▶ **Set task**: Could you copy every line from the material below in which "this" appears?

Records contained in a dataset
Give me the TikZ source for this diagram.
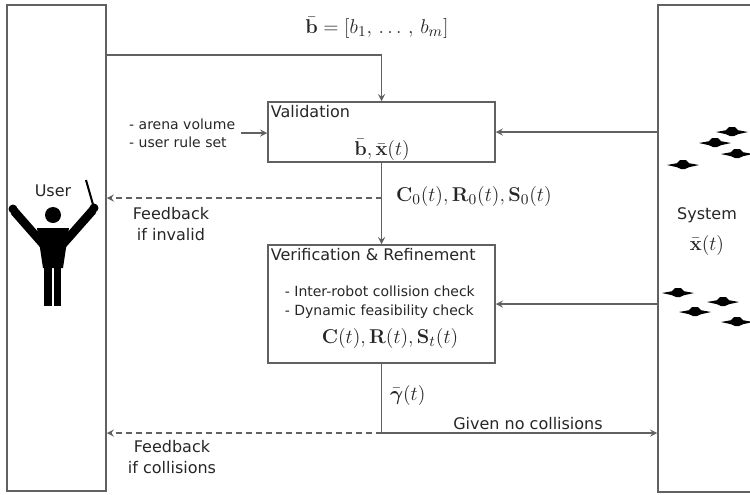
\documentclass[tikz,border=0pt]{standalone}
\usepackage{amsmath}
\usepackage[no-math]{fontspec}
\setmainfont{DejaVu Sans}
\tikzset{
  drone/.pic={\fill[black] (-16,0) -- (-6,-1.8) -- (-3,-5) -- (3,-5) -- (6,-1.8) -- (16,0) -- (6,2.2) -- (2,4) -- (-2,4) -- (-6,2.2) -- cycle;}
}
\begin{document}
\begin{tikzpicture}[x=0.6pt,y=-0.6pt,
    line/.style={draw=black!62,line width=0.9pt},
    box/.style={draw=black!62,line width=0.9pt,rectangle,inner sep=0pt},
    flow/.style={line,->,>=stealth},
    fback/.style={line,dash pattern=on 3.6pt off 2.4pt,->,>=stealth},
    lbl/.style={font=\fontsize{9.6}{13}\selectfont,text=black!85},
    small/.style={font=\fontsize{8.4}{11}\selectfont,text=black!85,align=left},
    mth/.style={font=\fontsize{13}{15}\selectfont,text=black!85,inner sep=1pt}]
    \useasboundingbox (0,0) rectangle (750,494);
    \clip (0,0) rectangle (750,494);
    % Boxes
    \node[box,minimum width=59.4pt,minimum height=291.6pt] (user) at (56.5,248) {};
    \node[box,minimum width=61.2pt,minimum height=292.2pt] (sys) at (709,248.5) {};
    \node[box,minimum width=136.2pt,minimum height=36pt] (valid) at (381.5,132) {};
    \node[box,minimum width=136.2pt,minimum height=70.8pt] (verif) at (381.5,304) {};
    % Texts
    \node[mth,font=\fontsize{12.5}{15}\selectfont] (bvec) at (377,28) {$\bar{\mathbf{b}} = [b_1,\,\ldots\,,\,b_m]$};
    \node[lbl,anchor=north west,inner sep=2pt] (vtitle) at (valid.north west) {Validation};
    \node[mth] (vstate) at (382,150) {$\bar{\mathbf{b}}, \bar{\mathbf{x}}(t)$};
    \node[small,anchor=east] (rules) at (241,133) {- arena volume\\- user rule set};
    \node[mth,anchor=west] (czero) at (394,196) {$\mathbf{C}_0(t),\mathbf{R}_0(t),\mathbf{S}_0(t)$};
    \node[lbl,align=center] (fbinv) at (171,224) {Feedback\\if invalid};
    \node[lbl,anchor=north west,inner sep=2pt] (wtitle) at (verif.north west) {Verification \& Refinement};
    \node[small,anchor=west] (checks) at (279,302) {- Inter-robot collision check\\- Dynamic feasibility check};
    \node[mth] (cstate) at (390,338) {$\mathbf{C}(t),\mathbf{R}(t),\mathbf{S}_t(t)$};
    \node[mth,anchor=west] (gam) at (388,395) {$\bar{\boldsymbol{\gamma}}(t)$};
    \node[lbl] (given) at (528,424) {Given no collisions};
    \node[lbl,align=center] (fbcol) at (172,457) {Feedback\\if collisions};
    \node[lbl] (ulabel) at (53,191) {User};
    \node[lbl,inner sep=1pt] (slabel) at (707,215) {System};
    \node[mth] (sstate) at (707,245) {$\bar{\mathbf{x}}(t)$};
    % Corners of the connectors
    \coordinate (btop) at (381.5,55);
    \coordinate (fbone) at (381.5,198);
    \coordinate (split) at (381.5,433);
    % Connectors
    \draw[flow] (user.east |- btop) -- (btop) -- (valid.north);
    \draw[flow] (sys.west |- valid.east) -- (valid.east);
    \draw[flow] (rules.east) -- (valid.west |- rules.east);
    \draw[fback] (fbone) -- (user.east |- fbone);
    \draw[flow] (valid.south) -- (verif.north);
    \draw[flow] (sys.west |- verif.east) -- (verif.east);
    \draw[flow] (verif.south) -- (split) -- (sys.west |- split);
    \draw[fback] (split) -- (user.east |- split);
    % Conductor
    \fill[black] (53,215) circle (8);
    \fill[black] (13,209) circle (4.5);
    \fill[black] (94,208) circle (4.5);
    \draw[black,line width=1.2pt] (94,208) -- (86,180);
    \draw[black,line width=5.2pt] (14,211) -- (43,244);
    \draw[black,line width=5.2pt] (93,210) -- (63,244);
    \fill[black] (37,228) -- (69,228) -- (63,268) -- (43,268) -- cycle;
    \fill[black] (44,266) rectangle (52,306);
    \fill[black] (54,266) rectangle (61,306);
    % Drones
    \pic at (732,132) {drone};
    \pic at (715,143) {drone};
    \pic at (737,154) {drone};
    \pic at (683,165) {drone};
    \pic at (678,293) {drone};
    \pic at (723,302) {drone};
    \pic at (695,312) {drone};
    \pic at (737,322) {drone};
\end{tikzpicture}
\end{document}
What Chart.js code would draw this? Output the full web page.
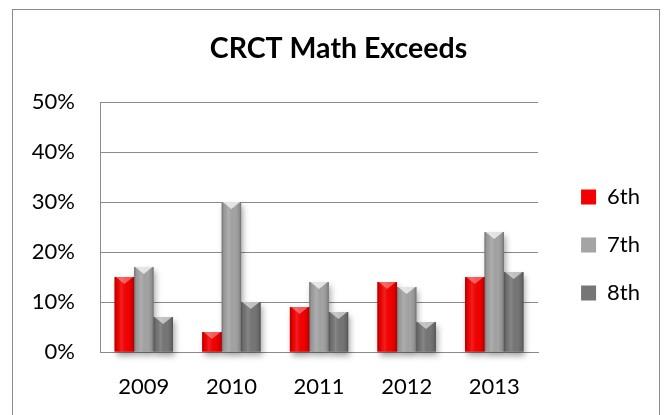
<!DOCTYPE html>
<html>
    <head>
        <meta charset="utf-8" />
        <title>CRCT Math Exceeds</title>
        <script src="https://cdn.jsdelivr.net/npm/chart.js@4.4.1/dist/chart.umd.min.js"></script>
        <style>
            body { margin: 0; background: #fff; }
            #frame { position: absolute; left: 12px; top: 9px; width: 646px; height: 430px; border: 1px solid #8a8a8a; }
            #box { position: absolute; left: 0; top: 0; width: 668px; height: 415px; }
        </style>
    </head>
    <body>
        <div id="frame"></div>
        <div id="box"><canvas id="myChart" width="668" height="415"></canvas></div>
        <script>
            const years = ["2009", "2010", "2011", "2012", "2013"];
            const grade6 = [15, 4, 9, 14, 15];
            const grade7 = [17, 30, 14, 13, 24];
            const grade8 = [7, 10, 8, 6, 16];
            const seriesNames = ["6th", "7th", "8th"];
            const seriesColors = ["#f40000", "#a4a4a4", "#767676"];
            const bevelAlpha = [0.35, 0.7, 0.55];

            // soft shadow under the columns, drawn before the bars themselves
            const shadows = {
                id: "shadows",
                beforeDatasetsDraw(chart) {
                    const ctx = chart.ctx;
                    ctx.save();
                    ctx.shadowColor = "rgba(0,0,0,0.35)";
                    ctx.shadowBlur = 6;
                    ctx.shadowOffsetX = 2;
                    ctx.shadowOffsetY = 4;
                    chart.data.datasets.forEach((ds, i) => {
                        ctx.fillStyle = seriesColors[i];
                        chart.getDatasetMeta(i).data.forEach(bar => {
                            ctx.fillRect(bar.x - bar.width / 2, bar.y, bar.width, bar.base - bar.y);
                        });
                    });
                    ctx.restore();
                },
                afterDatasetsDraw(chart) {
                    const ctx = chart.ctx;
                    ctx.save();
                    chart.data.datasets.forEach((ds, i) => {
                        chart.getDatasetMeta(i).data.forEach(bar => {
                            const l = bar.x - bar.width / 2, r = bar.x + bar.width / 2;
                            const t = bar.y, b = bar.base;
                            let g = ctx.createLinearGradient(l, 0, r, 0);
                            g.addColorStop(0, "rgba(0,0,0,0.30)");
                            g.addColorStop(0.12, "rgba(0,0,0,0.06)");
                            g.addColorStop(0.35, "rgba(255,255,255,0.12)");
                            g.addColorStop(0.7, "rgba(0,0,0,0)");
                            g.addColorStop(0.9, "rgba(0,0,0,0.12)");
                            g.addColorStop(1, "rgba(0,0,0,0.32)");
                            ctx.fillStyle = g;
                            ctx.fillRect(l, t, r - l, b - t);
                            let h = Math.min(7, (b - t) / 2);
                            ctx.beginPath();
                            ctx.moveTo(l + 1, t);
                            ctx.lineTo(r - 1, t);
                            ctx.lineTo(bar.x, t + h);
                            ctx.closePath();
                            ctx.fillStyle = "rgba(255,255,255," + bevelAlpha[i] + ")";
                            ctx.fill();
                        });
                    });
                    ctx.restore();
                },
                afterLayout(chart) {
                    // Excel puts the legend further right and lower, and the title a bit right
                    const lg = chart.legend;
                    lg.left += 17; lg.right += 17;
                    lg.top += 18; lg.bottom += 18;
                    chart.titleBlock.left += 8; chart.titleBlock.right += 8;
                }
            };

            const font = "Lato, 'Open Sans', sans-serif";

            new Chart("myChart", {
                type: "bar",
                data: {
                    labels: years,
                    datasets: [grade6, grade7, grade8].map((vals, i) => ({
                        label: seriesNames[i],
                        data: vals,
                        backgroundColor: seriesColors[i],
                        categoryPercentage: 0.665,
                        barPercentage: 1.0
                    }))
                },
                options: {
                    responsive: false,
                    animation: false,
                    layout: { padding: { left: 28, right: 35, top: 0, bottom: 14 } },
                    plugins: {
                        title: {
                            display: true,
                            text: "CRCT Math Exceeds",
                            color: "#000",
                            font: { family: font, size: 28.5, weight: "bold" },
                            padding: { top: 32, bottom: 36 }
                        },
                        legend: {
                            position: "right",
                            fullSize: false,
                            labels: {
                                color: "#000",
                                font: { family: font, size: 22 },
                                boxWidth: 15,
                                boxHeight: 15,
                                padding: 26
                            }
                        },
                        tooltip: { enabled: false }
                    },
                    scales: {
                        x: {
                            afterFit(scale) { scale.height = 49; },
                            grid: { display: false, drawTicks: false },
                            border: { display: true, color: "#8a8a8a", width: 1 },
                            ticks: { color: "#000", font: { family: font, size: 22 }, padding: 22 }
                        },
                        y: {
                            min: 0,
                            max: 50,
                            afterFit(scale) { scale.width = 72; },
                            grid: { color: "#8a8a8a", drawTicks: false },
                            border: { display: true, color: "#8a8a8a", width: 1 },
                            ticks: {
                                stepSize: 10,
                                color: "#000",
                                font: { family: font, size: 22 },
                                padding: 25,
                                callback: v => v + "%"
                            }
                        }
                    }
                },
                plugins: [shadows]
            });
        </script>
    </body>
</html>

▶ **Response to the exercise**:
Give me the TikZ source for this diagram.
What Chart.js code would draw this? Output the full web page.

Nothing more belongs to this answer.